Required task
All the data below goes into the copy word for word, but the pictures don't.

Data block

/---

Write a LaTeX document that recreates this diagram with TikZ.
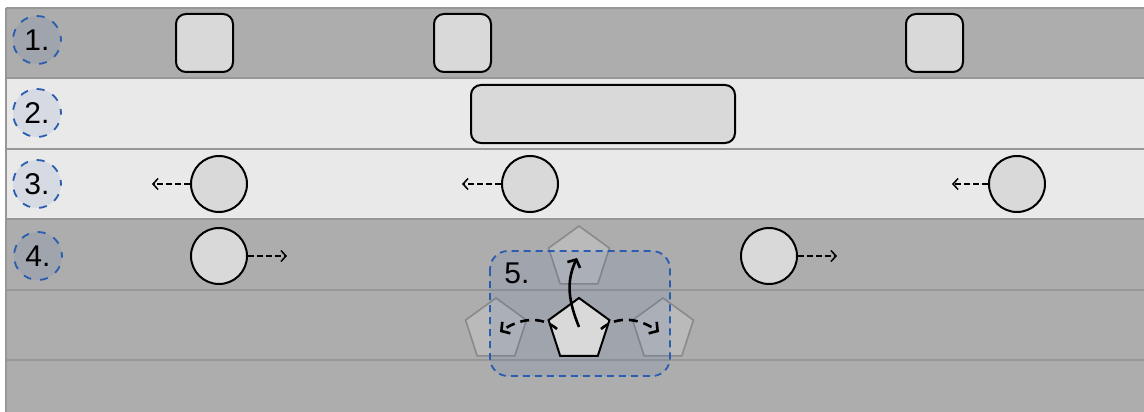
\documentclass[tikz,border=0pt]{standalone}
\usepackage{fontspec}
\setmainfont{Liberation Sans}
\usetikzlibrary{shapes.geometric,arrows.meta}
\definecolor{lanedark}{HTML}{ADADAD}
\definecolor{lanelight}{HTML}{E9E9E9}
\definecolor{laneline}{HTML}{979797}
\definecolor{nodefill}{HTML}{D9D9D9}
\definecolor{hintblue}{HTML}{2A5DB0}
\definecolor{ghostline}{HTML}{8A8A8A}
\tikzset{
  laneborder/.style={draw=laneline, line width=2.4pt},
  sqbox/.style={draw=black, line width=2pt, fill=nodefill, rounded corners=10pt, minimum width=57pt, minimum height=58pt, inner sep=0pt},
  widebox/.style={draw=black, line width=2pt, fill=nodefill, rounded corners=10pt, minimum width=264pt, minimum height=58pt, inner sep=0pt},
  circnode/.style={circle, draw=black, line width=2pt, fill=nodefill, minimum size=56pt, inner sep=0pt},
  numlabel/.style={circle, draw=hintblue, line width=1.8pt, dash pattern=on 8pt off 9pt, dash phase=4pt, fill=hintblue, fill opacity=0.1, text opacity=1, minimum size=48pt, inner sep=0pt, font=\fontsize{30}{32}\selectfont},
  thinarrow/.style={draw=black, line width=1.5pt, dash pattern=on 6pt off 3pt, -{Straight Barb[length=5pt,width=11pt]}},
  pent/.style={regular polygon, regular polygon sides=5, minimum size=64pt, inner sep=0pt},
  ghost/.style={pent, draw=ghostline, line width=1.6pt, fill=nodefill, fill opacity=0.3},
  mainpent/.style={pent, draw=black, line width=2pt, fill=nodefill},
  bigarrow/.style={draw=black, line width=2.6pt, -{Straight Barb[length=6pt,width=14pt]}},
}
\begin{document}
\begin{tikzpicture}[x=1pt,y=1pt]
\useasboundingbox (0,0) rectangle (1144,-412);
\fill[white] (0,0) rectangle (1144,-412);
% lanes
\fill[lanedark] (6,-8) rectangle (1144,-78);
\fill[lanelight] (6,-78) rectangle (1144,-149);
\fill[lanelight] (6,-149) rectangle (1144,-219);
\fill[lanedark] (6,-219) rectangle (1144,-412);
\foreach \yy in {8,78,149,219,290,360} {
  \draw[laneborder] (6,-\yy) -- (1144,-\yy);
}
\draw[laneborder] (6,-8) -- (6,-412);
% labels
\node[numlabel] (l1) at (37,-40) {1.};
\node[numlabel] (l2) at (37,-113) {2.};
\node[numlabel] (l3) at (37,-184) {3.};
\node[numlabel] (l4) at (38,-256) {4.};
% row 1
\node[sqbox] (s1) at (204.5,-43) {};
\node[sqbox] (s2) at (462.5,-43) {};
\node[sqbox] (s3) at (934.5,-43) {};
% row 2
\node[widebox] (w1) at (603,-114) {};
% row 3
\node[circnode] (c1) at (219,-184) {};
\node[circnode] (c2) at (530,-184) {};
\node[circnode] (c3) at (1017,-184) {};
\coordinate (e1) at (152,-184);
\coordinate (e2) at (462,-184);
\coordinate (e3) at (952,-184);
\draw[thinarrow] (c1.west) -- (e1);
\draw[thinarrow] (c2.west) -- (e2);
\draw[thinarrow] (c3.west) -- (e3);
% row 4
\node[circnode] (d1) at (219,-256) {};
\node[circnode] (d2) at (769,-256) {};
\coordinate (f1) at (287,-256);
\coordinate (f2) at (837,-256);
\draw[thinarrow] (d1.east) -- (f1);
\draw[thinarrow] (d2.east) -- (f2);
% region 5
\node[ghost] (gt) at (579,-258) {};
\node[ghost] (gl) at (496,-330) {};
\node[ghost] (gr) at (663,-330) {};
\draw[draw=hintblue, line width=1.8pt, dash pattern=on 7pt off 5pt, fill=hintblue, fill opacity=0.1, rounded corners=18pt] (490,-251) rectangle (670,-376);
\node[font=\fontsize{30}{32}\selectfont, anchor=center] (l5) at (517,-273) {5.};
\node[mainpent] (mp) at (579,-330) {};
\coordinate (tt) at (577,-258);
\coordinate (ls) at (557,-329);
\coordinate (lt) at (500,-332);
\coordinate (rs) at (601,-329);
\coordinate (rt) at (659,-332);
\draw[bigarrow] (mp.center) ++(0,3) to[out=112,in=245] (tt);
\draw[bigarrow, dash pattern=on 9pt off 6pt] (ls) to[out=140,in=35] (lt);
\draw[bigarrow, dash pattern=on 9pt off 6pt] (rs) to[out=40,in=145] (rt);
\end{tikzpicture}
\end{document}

\---

Solution for this exercise
Write a LaTeX document that recreates this diagram with TikZ.
\documentclass[tikz,border=0pt]{standalone}
\usepackage{fontspec}
\setmainfont{Liberation Sans}
\usetikzlibrary{shapes.geometric,arrows.meta}
\definecolor{lanedark}{HTML}{ADADAD}
\definecolor{lanelight}{HTML}{E9E9E9}
\definecolor{laneline}{HTML}{979797}
\definecolor{nodefill}{HTML}{D9D9D9}
\definecolor{hintblue}{HTML}{2A5DB0}
\definecolor{ghostline}{HTML}{8A8A8A}
\tikzset{
  laneborder/.style={draw=laneline, line width=2.4pt},
  sqbox/.style={draw=black, line width=2pt, fill=nodefill, rounded corners=10pt, minimum width=57pt, minimum height=58pt, inner sep=0pt},
  widebox/.style={draw=black, line width=2pt, fill=nodefill, rounded corners=10pt, minimum width=264pt, minimum height=58pt, inner sep=0pt},
  circnode/.style={circle, draw=black, line width=2pt, fill=nodefill, minimum size=56pt, inner sep=0pt},
  numlabel/.style={circle, draw=hintblue, line width=1.8pt, dash pattern=on 8pt off 9pt, dash phase=4pt, fill=hintblue, fill opacity=0.1, text opacity=1, minimum size=48pt, inner sep=0pt, font=\fontsize{30}{32}\selectfont},
  thinarrow/.style={draw=black, line width=1.5pt, dash pattern=on 6pt off 3pt, -{Straight Barb[length=5pt,width=11pt]}},
  pent/.style={regular polygon, regular polygon sides=5, minimum size=64pt, inner sep=0pt},
  ghost/.style={pent, draw=ghostline, line width=1.6pt, fill=nodefill, fill opacity=0.3},
  mainpent/.style={pent, draw=black, line width=2pt, fill=nodefill},
  bigarrow/.style={draw=black, line width=2.6pt, -{Straight Barb[length=6pt,width=14pt]}},
}
\begin{document}
\begin{tikzpicture}[x=1pt,y=1pt]
\useasboundingbox (0,0) rectangle (1144,-412);
\fill[white] (0,0) rectangle (1144,-412);
% lanes
\fill[lanedark] (6,-8) rectangle (1144,-78);
\fill[lanelight] (6,-78) rectangle (1144,-149);
\fill[lanelight] (6,-149) rectangle (1144,-219);
\fill[lanedark] (6,-219) rectangle (1144,-412);
\foreach \yy in {8,78,149,219,290,360} {
  \draw[laneborder] (6,-\yy) -- (1144,-\yy);
}
\draw[laneborder] (6,-8) -- (6,-412);
% labels
\node[numlabel] (l1) at (37,-40) {1.};
\node[numlabel] (l2) at (37,-113) {2.};
\node[numlabel] (l3) at (37,-184) {3.};
\node[numlabel] (l4) at (38,-256) {4.};
% row 1
\node[sqbox] (s1) at (204.5,-43) {};
\node[sqbox] (s2) at (462.5,-43) {};
\node[sqbox] (s3) at (934.5,-43) {};
% row 2
\node[widebox] (w1) at (603,-114) {};
% row 3
\node[circnode] (c1) at (219,-184) {};
\node[circnode] (c2) at (530,-184) {};
\node[circnode] (c3) at (1017,-184) {};
\coordinate (e1) at (152,-184);
\coordinate (e2) at (462,-184);
\coordinate (e3) at (952,-184);
\draw[thinarrow] (c1.west) -- (e1);
\draw[thinarrow] (c2.west) -- (e2);
\draw[thinarrow] (c3.west) -- (e3);
% row 4
\node[circnode] (d1) at (219,-256) {};
\node[circnode] (d2) at (769,-256) {};
\coordinate (f1) at (287,-256);
\coordinate (f2) at (837,-256);
\draw[thinarrow] (d1.east) -- (f1);
\draw[thinarrow] (d2.east) -- (f2);
% region 5
\node[ghost] (gt) at (579,-258) {};
\node[ghost] (gl) at (496,-330) {};
\node[ghost] (gr) at (663,-330) {};
\draw[draw=hintblue, line width=1.8pt, dash pattern=on 7pt off 5pt, fill=hintblue, fill opacity=0.1, rounded corners=18pt] (490,-251) rectangle (670,-376);
\node[font=\fontsize{30}{32}\selectfont, anchor=center] (l5) at (517,-273) {5.};
\node[mainpent] (mp) at (579,-330) {};
\coordinate (tt) at (577,-258);
\coordinate (ls) at (557,-329);
\coordinate (lt) at (500,-332);
\coordinate (rs) at (601,-329);
\coordinate (rt) at (659,-332);
\draw[bigarrow] (mp.center) ++(0,3) to[out=112,in=245] (tt);
\draw[bigarrow, dash pattern=on 9pt off 6pt] (ls) to[out=140,in=35] (lt);
\draw[bigarrow, dash pattern=on 9pt off 6pt] (rs) to[out=40,in=145] (rt);
\end{tikzpicture}
\end{document}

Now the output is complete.